Regardless of the delivery channel, RSA training is generally founded on the concept of duty of care and requires managers and staff to take all reasonable precautions to protect patrons and staff by preventing patrons from becoming disorderly and/or suffering alcohol intoxication. Other topics covered include blood alcohol content, the effects of alcohol on human health, a standard drink, how to serve responsibly and how to refuse service.

===New South Wales===
In New South Wales, the national training unit is accepted if provided by a registered training organisation (RTO) approved by Liquor & Gaming New South Wales. Following this training an RSA competency card issued by Service NSW must also be obtained within ninety days.

The Responsible Supply of Alcohol Training (RSAT) and the L&GNSW RSAT assessments certify a person to provide same-day alcohol deliveries to the general public in NSW. From 1 December 2021, to deliver alcohol the same day in NSW, a person must have a Liquor & Gaming NSW-issued Certificate of RSAT completion.

===Queensland===
In Queensland, the national training unit is accepted. The state previously had alternative training requirements, which were replaced by the national standard on 1 July 2013.

===Victoria===

In Victoria, the Victorian Commission for Gambling and Liquor Regulation (VCGLR) designs and regulates an independent RSA course. To retain currency, a VCGLR-operated online refresher course must be completed every three years. The VCGLR also operates an online bridging course for people holding interstate RSA qualifications, including the national training unit.

==Canada==
In Canada, alcohol server training is offered for those who serve alcohol and usually security staff and managers to complete relevant training in all provinces and territories. Training requirements and compliance depends on the provincial and territorial authorities who administer each course.
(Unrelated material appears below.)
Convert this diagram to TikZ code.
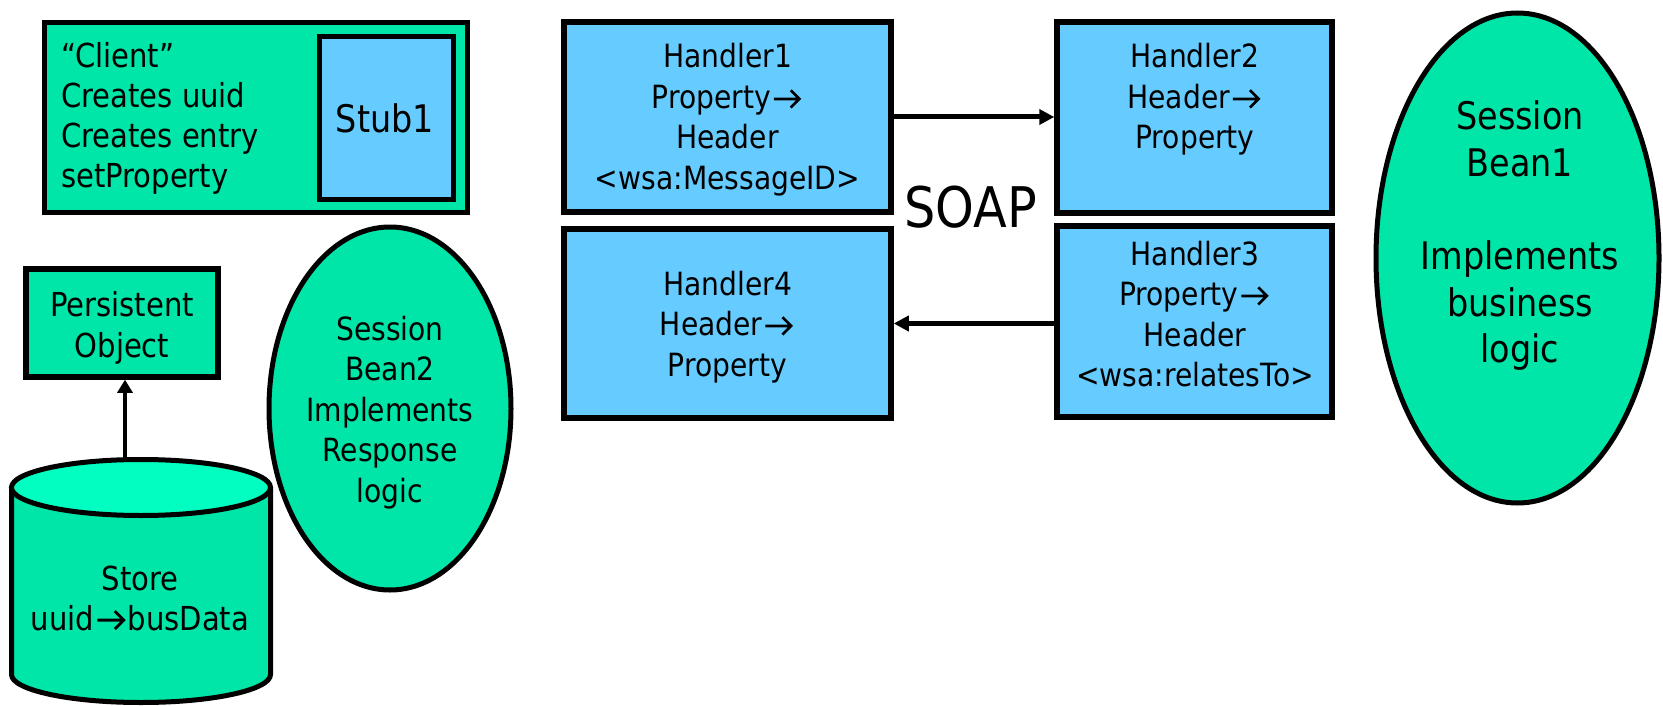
\documentclass[tikz,border=0pt]{standalone}
\usepackage{fontspec}
\setmainfont{DejaVu Sans}[FakeStretch=0.88]
\usetikzlibrary{arrows.meta,shapes.geometric}

\definecolor{beangreen}{RGB}{0,230,168}
\definecolor{lidgreen}{RGB}{0,255,192}
\definecolor{handlerblue}{RGB}{102,204,255}

% stacked lines whose first baseline is the node's base anchor
\newcommand\stackc[1]{\begin{tabular}[t]{@{}c@{}}#1\end{tabular}}
\newcommand\stackl[1]{\begin{tabular}[t]{@{}l@{}}#1\end{tabular}}
% open-headed arrow sized to the surrounding text
\newcommand\maps{\kern0.05em\tikz[baseline=0pt,x=1em,y=1em]
  \draw[black,line width=0.085em,line cap=butt,line join=miter]
    (0,0.3)--(0.8,0.3) (0.53,0.03)--(0.8,0.3)--(0.53,0.57);\kern0.08em}

\tikzset{
  greenbox/.style={draw, line width=5.5pt, fill=beangreen, inner sep=0pt},
  bluebox/.style={draw, line width=5.5pt, fill=handlerblue, inner sep=0pt},
  bean/.style={ellipse, draw, line width=5pt, fill=beangreen, inner sep=0pt},
  label text/.style={anchor=base, inner sep=0pt, text=black},
  flow/.style={line width=5pt, -{Triangle[length=15pt,width=15pt]}},
}

\begin{document}
\begin{tikzpicture}[x=1pt,y=-1pt]
\useasboundingbox (0,0) rectangle (1663,706);

% client with its stub
\node[greenbox, minimum width=423pt, minimum height=190pt] (client) at (256,117.5) {};
\node[bluebox, minimum width=134pt, minimum height=163pt] (stub) at (386.5,118) {};
\node[label text, anchor=base west, font=\fontsize{33}{40}\selectfont] (clienttext) at (61,68)
  {\stackl{“Client”\\Creates uuid\\Creates entry\\setProperty}};
\node[label text, font=\fontsize{38}{44}\selectfont] (stubtext) at (385,133) {Stub1};

% persistent object fed from the store
\node[greenbox, minimum width=192pt, minimum height=108pt] (persist) at (122,323) {};
\node[label text, font=\fontsize{33}{41}\selectfont] (persisttext) at (122,316)
  {\stackc{Persistent\\Object}};

% store cylinder
\fill[beangreen] (11.5,487.5) -- (11.5,674.5)
  arc[start angle=180, end angle=0, x radius=129.5, y radius=28] -- (270.5,487.5) -- cycle;
\draw[line width=5pt] (11.5,487.5) -- (11.5,674.5)
  arc[start angle=180, end angle=0, x radius=129.5, y radius=28] -- (270.5,487.5);
\filldraw[fill=lidgreen, line width=5pt] (141,487.5) ellipse[x radius=129.5, y radius=28];
\coordinate (storetop) at (125,459.5);
\node[label text, font=\fontsize{33}{40}\selectfont] (store) at (140,590)
  {\stackc{Store\\uuid\maps busData}};
\draw[line width=4.5pt, -{Triangle[length=13pt,width=15pt]}] (storetop) -- (storetop |- persist.south);

% session bean 2
\node[bean, minimum width=242pt, minimum height=363pt] (bean2) at (390,408.5) {};
\node[label text, font=\fontsize{32}{40.5}\selectfont] (bean2text) at (390,340)
  {\stackc{Session\\Bean2\\Implements\\Response\\logic}};

% handler chain
\node[bluebox, minimum width=327pt, minimum height=190pt] (h1) at (727.5,117) {};
\node[bluebox, minimum width=275pt, minimum height=191pt] (h2) at (1194.5,117.5) {};
\node[bluebox, minimum width=275pt, minimum height=191pt] (h3) at (1194.5,321.5) {};
\node[bluebox, minimum width=327pt, minimum height=189pt] (h4) at (727.5,323.5) {};

\node[label text, font=\fontsize{32}{40.5}\selectfont] (h1text) at (727.5,68)
  {\stackc{Handler1\\Property\maps\\Header\\<wsa:MessageID>}};
\node[label text, font=\fontsize{32}{40.5}\selectfont] (h2text) at (1195,68)
  {\stackc{Handler2\\Header\maps\\Property}};
\node[label text, font=\fontsize{32}{40.5}\selectfont] (h3text) at (1195,265)
  {\stackc{Handler3\\Property\maps\\Header\\<wsa:relatesTo>}};
\node[label text, font=\fontsize{32}{40.5}\selectfont] (h4text) at (727.5,295)
  {\stackc{Handler4\\Header\maps\\Property}};

\draw[flow] (h1.east) -- (h1.east -| h2.west);
\draw[flow] (h4.east -| h3.west) -- (h4.east);

\node[label text, font=\fontsize{56}{60}\selectfont] (soap) at (970.5,227) {SOAP};

% session bean 1
\node[bean, minimum width=283pt, minimum height=490pt] (bean1) at (1517.5,258) {};
\node[label text, font=\fontsize{38}{46.6}\selectfont] (bean1text) at (1520,130)
  {\stackc{Session\\Bean1\\ \\Implements\\business\\logic}};
\end{tikzpicture}
\end{document}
The training in each province and territory differs depending on the liquor laws and has different names : Serving It Right (British Columbia), Proserve Program (Alberta), Serve it Right (Saskatchewan), Smart Choices (Manitoba), Smart Serve Ontario (Ontario), Service in Action (Quebec), It's Good Business: Responsible Service of Alcohol (New Brunswick), It's Good Business (Nova Scotia), It's Our Business (Prince Edward Island), It's Good Business: Responsible Service of Alcohol (Newfoundland and Labrador) and Be a Responsible Server (B.A.R.S) (Yukon)

==New Zealand==
In New Zealand, the Health Promotion Agency provides optional online training on server obligations under the Sale and Supply of Alcohol Act.

==United States==
In the United States, this training is taught by a wide range of educational providers. The cost, quality and content of training varies widely from program to program, state to state, and even jurisdiction to jurisdiction. The term "alcohol server training", as a consequence, is often an umbrella attached to the overall intent of the training, if nothing else. This training usually carries some testing and certification, related to local state regulations, but other than the aforementioned few programs are provided nationally.
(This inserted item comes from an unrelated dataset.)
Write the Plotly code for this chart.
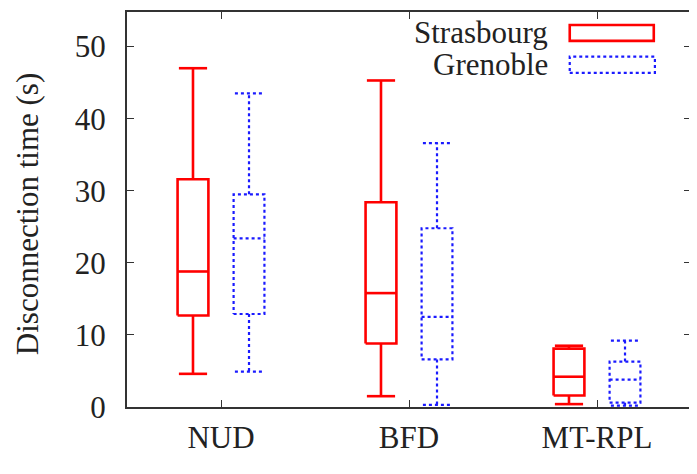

Currently, there are 30 states and hundreds of local jurisdictions that regulate alcohol server training. Each state and jurisdiction regulate the training in different ways. Some U.S. states, such as California, will mandate training, meaning they approve and require specific training by law. Others will have voluntary training, which means they don't require the training by law but there are specific perks for completing an approved training course. The remainder are considered non-regulated, which means they do not regulate alcohol server training at all.